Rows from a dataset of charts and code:
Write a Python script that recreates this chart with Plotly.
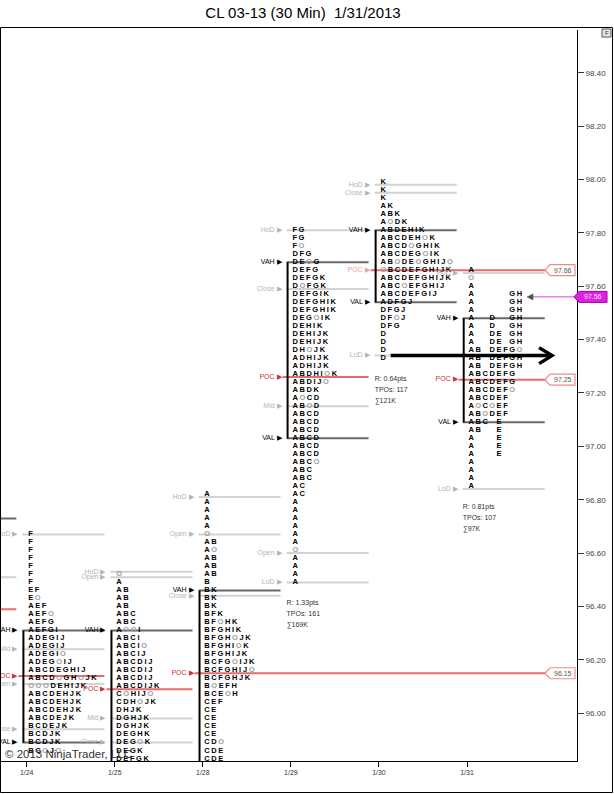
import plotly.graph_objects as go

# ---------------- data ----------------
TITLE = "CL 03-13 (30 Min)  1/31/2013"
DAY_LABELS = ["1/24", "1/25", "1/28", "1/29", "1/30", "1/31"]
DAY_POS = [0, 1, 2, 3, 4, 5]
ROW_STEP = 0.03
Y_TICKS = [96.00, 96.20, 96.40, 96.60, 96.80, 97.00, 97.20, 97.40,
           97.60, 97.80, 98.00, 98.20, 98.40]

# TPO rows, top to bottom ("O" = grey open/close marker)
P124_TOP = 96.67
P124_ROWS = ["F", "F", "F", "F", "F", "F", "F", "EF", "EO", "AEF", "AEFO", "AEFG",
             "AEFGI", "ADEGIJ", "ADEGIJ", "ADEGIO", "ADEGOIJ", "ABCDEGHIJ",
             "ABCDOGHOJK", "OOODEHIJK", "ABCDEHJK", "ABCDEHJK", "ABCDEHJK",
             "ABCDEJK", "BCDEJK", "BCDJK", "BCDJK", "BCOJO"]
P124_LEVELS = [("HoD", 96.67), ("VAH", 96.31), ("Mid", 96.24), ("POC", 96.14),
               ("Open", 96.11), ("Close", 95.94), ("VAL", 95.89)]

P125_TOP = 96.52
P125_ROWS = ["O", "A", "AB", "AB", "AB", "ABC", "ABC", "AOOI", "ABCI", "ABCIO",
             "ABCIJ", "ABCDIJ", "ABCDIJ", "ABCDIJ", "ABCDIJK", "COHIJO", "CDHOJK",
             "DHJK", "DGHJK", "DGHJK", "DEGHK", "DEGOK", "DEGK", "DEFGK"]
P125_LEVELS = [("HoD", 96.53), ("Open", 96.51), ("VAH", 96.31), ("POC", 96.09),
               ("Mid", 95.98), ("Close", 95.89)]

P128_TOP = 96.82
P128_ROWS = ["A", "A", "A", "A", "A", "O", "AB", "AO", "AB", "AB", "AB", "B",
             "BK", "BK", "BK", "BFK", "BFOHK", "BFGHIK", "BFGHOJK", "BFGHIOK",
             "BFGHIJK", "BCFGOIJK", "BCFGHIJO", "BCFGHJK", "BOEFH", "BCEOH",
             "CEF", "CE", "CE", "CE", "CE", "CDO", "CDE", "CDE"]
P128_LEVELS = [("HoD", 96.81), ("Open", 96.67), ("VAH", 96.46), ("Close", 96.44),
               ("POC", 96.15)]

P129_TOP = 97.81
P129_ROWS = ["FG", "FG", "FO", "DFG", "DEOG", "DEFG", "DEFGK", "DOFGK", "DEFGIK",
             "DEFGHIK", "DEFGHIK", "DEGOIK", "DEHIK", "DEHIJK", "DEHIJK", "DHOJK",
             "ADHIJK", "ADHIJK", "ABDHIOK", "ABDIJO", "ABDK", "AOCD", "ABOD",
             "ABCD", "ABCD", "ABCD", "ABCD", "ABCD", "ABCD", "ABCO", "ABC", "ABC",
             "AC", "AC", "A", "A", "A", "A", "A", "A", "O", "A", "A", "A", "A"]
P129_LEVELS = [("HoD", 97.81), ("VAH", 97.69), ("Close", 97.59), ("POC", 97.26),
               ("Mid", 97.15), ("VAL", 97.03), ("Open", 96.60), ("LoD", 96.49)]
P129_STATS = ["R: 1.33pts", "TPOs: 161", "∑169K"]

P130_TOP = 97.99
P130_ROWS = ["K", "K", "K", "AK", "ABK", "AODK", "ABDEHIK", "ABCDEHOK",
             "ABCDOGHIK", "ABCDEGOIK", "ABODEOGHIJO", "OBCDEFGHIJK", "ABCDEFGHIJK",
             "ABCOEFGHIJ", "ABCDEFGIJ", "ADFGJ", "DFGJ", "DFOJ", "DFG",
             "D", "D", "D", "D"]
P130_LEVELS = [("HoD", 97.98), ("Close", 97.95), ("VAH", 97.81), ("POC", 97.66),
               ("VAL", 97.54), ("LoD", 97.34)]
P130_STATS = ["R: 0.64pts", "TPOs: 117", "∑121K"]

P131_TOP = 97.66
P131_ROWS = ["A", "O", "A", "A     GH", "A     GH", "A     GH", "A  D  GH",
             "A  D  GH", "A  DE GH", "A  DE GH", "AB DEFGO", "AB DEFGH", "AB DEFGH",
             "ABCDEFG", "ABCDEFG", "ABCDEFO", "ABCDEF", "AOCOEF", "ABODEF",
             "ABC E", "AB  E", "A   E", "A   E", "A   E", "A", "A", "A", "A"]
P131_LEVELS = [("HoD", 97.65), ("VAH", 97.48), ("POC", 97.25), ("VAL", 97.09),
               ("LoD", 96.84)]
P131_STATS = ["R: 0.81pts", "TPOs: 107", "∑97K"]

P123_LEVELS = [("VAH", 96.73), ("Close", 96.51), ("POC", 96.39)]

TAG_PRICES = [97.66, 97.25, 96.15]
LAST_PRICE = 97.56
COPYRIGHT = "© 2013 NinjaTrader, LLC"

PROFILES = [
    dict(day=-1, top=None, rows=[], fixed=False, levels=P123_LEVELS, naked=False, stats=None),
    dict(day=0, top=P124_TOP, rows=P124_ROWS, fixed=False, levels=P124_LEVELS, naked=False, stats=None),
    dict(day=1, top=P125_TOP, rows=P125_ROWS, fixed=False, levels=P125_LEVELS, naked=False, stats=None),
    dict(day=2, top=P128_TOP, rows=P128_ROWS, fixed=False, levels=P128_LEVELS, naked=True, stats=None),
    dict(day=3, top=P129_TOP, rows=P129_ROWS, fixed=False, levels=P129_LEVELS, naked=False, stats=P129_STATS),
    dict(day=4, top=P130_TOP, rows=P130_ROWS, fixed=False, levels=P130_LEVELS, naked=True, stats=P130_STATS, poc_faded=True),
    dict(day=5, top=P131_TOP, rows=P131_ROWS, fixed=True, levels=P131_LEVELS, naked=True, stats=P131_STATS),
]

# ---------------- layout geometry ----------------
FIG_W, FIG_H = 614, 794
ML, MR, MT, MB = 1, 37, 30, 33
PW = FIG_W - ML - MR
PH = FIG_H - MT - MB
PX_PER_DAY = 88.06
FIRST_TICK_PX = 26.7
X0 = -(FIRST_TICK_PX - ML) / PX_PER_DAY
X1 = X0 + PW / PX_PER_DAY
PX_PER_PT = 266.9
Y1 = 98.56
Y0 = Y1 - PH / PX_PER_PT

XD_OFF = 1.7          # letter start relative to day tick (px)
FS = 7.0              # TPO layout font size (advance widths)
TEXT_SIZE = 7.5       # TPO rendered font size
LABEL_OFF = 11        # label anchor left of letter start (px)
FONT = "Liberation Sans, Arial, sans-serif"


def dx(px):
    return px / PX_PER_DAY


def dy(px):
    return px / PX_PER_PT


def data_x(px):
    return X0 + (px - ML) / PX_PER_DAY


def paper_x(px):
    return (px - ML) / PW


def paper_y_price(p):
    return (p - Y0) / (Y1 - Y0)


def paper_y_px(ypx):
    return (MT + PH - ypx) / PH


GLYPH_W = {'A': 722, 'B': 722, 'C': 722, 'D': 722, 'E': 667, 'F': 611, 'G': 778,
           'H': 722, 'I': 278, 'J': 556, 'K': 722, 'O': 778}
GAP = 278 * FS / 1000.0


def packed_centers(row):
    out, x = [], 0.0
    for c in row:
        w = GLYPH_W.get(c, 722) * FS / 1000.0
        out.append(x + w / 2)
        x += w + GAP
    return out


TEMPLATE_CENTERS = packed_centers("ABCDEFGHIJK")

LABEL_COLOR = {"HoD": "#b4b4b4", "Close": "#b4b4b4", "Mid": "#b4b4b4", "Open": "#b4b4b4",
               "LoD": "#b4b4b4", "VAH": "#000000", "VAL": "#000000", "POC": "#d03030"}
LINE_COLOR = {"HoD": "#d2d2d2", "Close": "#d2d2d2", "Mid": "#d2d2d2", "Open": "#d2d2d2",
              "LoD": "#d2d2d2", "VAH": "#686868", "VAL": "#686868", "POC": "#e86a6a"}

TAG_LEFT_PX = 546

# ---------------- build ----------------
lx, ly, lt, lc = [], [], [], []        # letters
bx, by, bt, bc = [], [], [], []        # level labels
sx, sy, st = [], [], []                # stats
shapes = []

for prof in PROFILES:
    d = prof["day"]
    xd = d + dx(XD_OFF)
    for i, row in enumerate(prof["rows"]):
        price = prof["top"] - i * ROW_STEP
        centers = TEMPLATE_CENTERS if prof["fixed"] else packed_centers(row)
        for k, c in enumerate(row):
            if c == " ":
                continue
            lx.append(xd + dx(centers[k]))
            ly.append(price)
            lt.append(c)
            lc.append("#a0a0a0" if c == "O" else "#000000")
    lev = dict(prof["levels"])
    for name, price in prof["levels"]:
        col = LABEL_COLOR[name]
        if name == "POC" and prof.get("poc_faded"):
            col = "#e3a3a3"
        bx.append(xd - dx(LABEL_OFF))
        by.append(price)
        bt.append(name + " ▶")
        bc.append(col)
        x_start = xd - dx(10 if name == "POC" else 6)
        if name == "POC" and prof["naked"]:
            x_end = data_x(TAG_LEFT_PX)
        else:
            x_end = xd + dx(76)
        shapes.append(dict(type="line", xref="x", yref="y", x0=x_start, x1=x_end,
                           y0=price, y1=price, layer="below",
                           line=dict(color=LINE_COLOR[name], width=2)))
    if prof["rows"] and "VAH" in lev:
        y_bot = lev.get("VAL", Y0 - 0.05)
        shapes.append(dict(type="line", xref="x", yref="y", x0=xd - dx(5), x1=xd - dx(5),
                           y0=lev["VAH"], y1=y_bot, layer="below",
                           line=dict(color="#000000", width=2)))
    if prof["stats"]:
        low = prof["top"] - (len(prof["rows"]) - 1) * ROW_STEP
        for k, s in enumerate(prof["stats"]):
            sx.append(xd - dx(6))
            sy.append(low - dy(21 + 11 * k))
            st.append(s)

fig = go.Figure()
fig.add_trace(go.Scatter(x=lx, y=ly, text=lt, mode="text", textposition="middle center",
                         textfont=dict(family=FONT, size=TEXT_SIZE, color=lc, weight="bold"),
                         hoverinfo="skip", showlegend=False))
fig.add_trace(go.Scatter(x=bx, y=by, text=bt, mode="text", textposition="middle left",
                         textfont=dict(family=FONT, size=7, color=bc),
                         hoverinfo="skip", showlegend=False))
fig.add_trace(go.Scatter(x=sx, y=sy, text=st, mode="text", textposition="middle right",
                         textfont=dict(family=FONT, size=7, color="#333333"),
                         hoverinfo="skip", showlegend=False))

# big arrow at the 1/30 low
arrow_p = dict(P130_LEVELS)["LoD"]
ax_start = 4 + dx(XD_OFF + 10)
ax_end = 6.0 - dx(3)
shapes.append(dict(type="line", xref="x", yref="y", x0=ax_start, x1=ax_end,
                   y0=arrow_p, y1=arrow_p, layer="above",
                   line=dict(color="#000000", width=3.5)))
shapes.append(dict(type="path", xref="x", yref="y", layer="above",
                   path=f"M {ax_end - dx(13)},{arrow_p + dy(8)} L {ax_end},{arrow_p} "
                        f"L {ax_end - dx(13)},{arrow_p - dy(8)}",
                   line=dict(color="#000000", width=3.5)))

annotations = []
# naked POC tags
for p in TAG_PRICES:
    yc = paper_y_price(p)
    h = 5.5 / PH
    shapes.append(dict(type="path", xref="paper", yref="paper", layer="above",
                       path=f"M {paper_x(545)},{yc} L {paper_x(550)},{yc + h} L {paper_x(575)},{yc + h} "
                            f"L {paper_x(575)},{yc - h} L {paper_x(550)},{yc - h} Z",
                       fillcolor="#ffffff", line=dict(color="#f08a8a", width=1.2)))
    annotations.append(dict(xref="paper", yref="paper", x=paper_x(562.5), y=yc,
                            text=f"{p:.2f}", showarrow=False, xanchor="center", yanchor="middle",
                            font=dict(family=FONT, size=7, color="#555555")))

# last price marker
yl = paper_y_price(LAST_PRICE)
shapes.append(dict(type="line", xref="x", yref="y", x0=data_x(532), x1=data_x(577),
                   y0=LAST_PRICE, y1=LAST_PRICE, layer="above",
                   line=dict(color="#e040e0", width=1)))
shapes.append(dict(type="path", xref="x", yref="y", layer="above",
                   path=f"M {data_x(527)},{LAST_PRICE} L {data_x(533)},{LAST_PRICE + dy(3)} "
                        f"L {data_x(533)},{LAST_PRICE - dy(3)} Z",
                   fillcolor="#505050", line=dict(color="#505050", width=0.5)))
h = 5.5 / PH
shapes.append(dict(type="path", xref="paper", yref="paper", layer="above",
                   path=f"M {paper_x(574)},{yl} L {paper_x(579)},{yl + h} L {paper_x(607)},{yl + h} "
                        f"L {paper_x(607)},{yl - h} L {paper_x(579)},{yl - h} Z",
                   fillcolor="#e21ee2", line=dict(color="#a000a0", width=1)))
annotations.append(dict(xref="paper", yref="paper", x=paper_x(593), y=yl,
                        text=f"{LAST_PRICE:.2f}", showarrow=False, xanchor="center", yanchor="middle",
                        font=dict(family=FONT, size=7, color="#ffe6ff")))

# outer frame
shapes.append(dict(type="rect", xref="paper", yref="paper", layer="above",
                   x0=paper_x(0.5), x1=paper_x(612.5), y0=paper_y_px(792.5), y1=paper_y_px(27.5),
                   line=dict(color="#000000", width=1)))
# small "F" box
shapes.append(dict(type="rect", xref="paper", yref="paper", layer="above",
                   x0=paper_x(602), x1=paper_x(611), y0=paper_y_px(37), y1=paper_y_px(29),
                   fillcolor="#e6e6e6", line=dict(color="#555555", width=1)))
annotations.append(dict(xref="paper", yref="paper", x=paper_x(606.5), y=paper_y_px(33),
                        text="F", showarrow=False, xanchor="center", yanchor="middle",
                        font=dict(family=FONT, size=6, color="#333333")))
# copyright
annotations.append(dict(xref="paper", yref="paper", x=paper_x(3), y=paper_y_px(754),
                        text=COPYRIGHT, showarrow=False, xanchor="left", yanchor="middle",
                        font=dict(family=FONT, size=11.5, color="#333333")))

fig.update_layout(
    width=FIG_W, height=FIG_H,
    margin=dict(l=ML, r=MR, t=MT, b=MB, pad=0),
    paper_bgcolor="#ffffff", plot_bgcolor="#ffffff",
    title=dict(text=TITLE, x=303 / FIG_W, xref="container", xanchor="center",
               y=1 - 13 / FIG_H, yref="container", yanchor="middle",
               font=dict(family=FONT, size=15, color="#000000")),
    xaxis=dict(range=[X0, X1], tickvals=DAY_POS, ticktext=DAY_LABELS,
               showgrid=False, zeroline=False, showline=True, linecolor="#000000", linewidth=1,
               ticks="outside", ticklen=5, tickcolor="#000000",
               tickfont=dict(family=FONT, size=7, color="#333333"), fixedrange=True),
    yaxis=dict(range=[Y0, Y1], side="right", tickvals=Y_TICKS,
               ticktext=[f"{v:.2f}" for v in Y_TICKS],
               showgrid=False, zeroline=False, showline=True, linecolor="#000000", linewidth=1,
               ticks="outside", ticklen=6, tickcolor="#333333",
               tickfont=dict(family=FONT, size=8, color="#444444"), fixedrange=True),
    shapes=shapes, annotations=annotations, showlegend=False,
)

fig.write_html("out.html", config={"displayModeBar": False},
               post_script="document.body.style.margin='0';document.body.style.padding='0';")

...

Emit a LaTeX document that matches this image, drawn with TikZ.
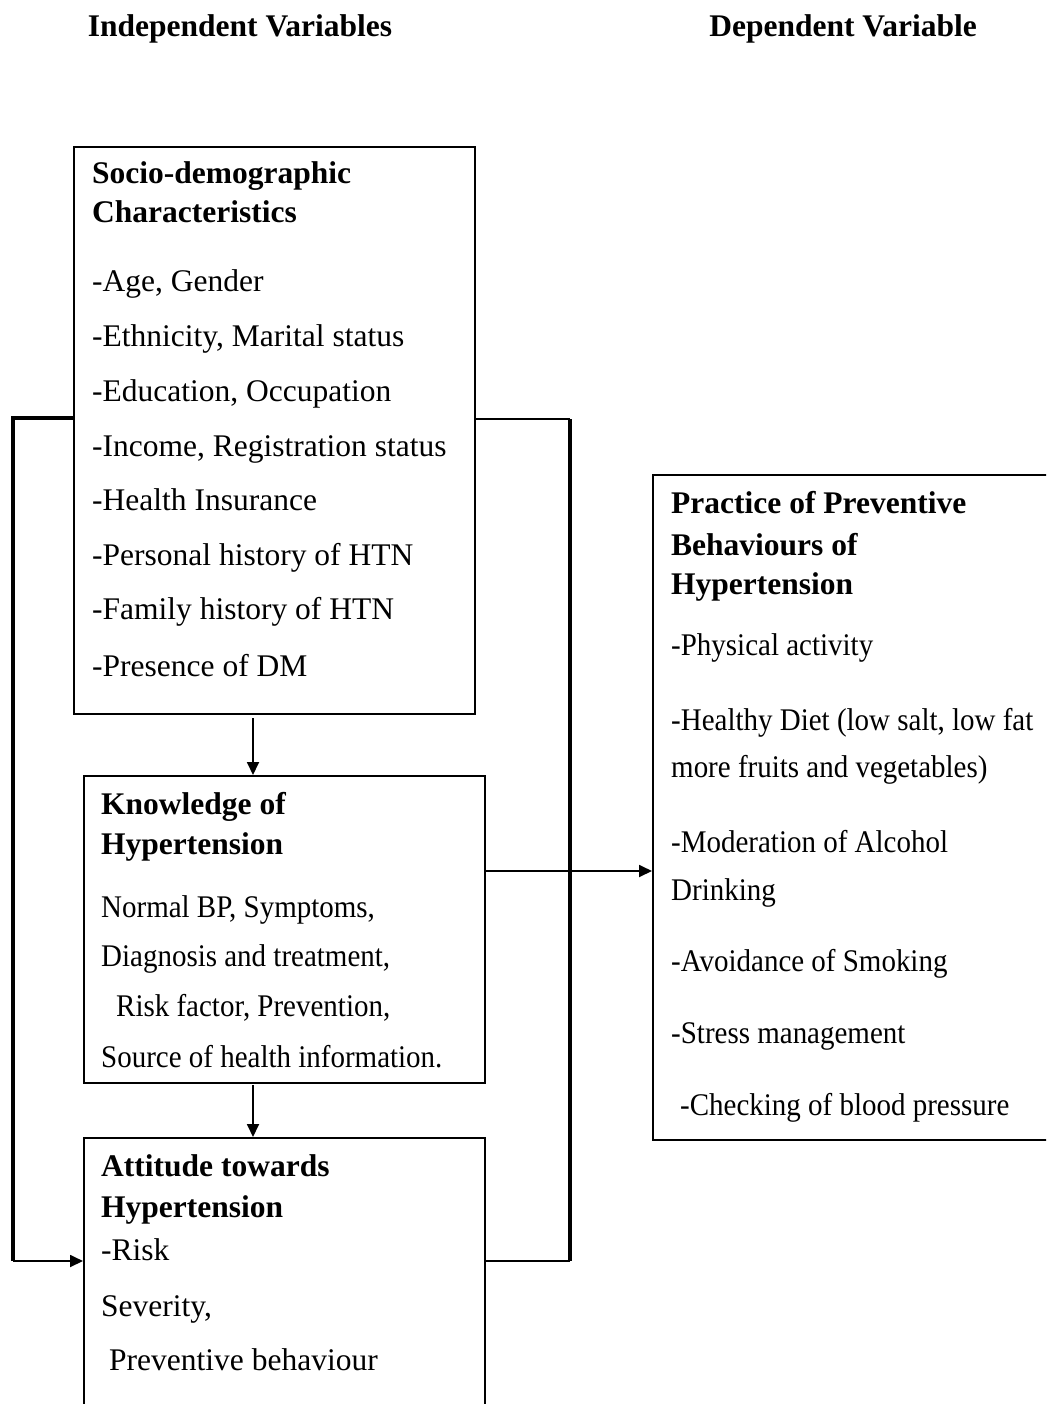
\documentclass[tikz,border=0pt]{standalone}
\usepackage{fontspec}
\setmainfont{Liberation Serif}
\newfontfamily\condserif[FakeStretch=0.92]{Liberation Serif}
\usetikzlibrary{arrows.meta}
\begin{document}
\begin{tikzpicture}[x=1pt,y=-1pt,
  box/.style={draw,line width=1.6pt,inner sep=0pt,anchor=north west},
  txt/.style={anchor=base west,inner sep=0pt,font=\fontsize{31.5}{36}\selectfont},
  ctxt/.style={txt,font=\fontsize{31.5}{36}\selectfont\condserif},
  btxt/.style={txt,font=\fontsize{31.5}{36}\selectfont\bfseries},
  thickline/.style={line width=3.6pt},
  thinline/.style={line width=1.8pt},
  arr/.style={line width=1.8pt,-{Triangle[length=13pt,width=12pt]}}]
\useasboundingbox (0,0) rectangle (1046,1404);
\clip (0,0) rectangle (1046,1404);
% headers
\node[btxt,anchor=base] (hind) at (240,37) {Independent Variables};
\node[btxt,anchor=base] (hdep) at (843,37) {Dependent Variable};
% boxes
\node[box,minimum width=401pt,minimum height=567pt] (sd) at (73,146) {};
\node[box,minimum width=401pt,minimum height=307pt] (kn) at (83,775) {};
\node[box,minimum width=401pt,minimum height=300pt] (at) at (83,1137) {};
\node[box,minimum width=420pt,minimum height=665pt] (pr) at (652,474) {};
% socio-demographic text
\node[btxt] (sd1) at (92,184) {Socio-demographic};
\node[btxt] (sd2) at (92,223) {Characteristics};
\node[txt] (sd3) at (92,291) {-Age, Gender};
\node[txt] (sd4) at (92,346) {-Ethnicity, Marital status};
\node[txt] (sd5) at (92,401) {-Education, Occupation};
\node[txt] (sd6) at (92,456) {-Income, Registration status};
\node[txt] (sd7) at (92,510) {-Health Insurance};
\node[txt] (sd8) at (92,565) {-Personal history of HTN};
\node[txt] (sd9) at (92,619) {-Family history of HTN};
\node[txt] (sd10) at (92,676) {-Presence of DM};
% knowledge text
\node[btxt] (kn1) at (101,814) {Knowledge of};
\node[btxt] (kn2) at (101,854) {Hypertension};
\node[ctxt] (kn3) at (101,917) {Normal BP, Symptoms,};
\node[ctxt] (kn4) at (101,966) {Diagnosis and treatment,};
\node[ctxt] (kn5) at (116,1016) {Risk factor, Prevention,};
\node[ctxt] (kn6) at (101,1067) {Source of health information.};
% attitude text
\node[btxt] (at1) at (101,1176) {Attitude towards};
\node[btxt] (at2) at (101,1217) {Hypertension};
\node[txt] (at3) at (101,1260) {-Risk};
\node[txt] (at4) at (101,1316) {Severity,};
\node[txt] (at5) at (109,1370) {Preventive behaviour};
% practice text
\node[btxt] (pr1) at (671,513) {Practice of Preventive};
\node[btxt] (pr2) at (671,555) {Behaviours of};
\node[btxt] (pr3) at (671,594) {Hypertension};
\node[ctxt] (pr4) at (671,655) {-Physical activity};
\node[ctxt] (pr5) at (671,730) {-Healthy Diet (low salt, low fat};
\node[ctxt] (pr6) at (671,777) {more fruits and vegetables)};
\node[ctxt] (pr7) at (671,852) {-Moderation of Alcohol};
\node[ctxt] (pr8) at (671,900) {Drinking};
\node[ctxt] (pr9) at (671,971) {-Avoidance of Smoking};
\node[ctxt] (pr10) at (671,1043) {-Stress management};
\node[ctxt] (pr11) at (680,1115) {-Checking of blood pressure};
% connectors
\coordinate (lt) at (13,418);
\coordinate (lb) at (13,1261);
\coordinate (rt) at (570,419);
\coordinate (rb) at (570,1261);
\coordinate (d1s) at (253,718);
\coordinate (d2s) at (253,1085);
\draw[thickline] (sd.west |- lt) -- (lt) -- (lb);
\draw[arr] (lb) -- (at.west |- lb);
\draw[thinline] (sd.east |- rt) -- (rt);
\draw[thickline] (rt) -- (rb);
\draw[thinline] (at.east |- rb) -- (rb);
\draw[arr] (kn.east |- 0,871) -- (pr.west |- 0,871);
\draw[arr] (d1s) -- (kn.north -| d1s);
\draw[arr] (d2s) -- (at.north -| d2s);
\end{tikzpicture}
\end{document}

• [Your goal]:
Go to the line containing "Write a Python" and copy exactly from there through the line containing "97.60, 97.80, 98.00, 98.20, 98.40]", both included, and nothing more. Pictures are excluded.

• [Answer to the exercise]:
Write a Python script that recreates this chart with Plotly.
import plotly.graph_objects as go

# ---------------- data ----------------
TITLE = "CL 03-13 (30 Min)  1/31/2013"
DAY_LABELS = ["1/24", "1/25", "1/28", "1/29", "1/30", "1/31"]
DAY_POS = [0, 1, 2, 3, 4, 5]
ROW_STEP = 0.03
Y_TICKS = [96.00, 96.20, 96.40, 96.60, 96.80, 97.00, 97.20, 97.40,
           97.60, 97.80, 98.00, 98.20, 98.40]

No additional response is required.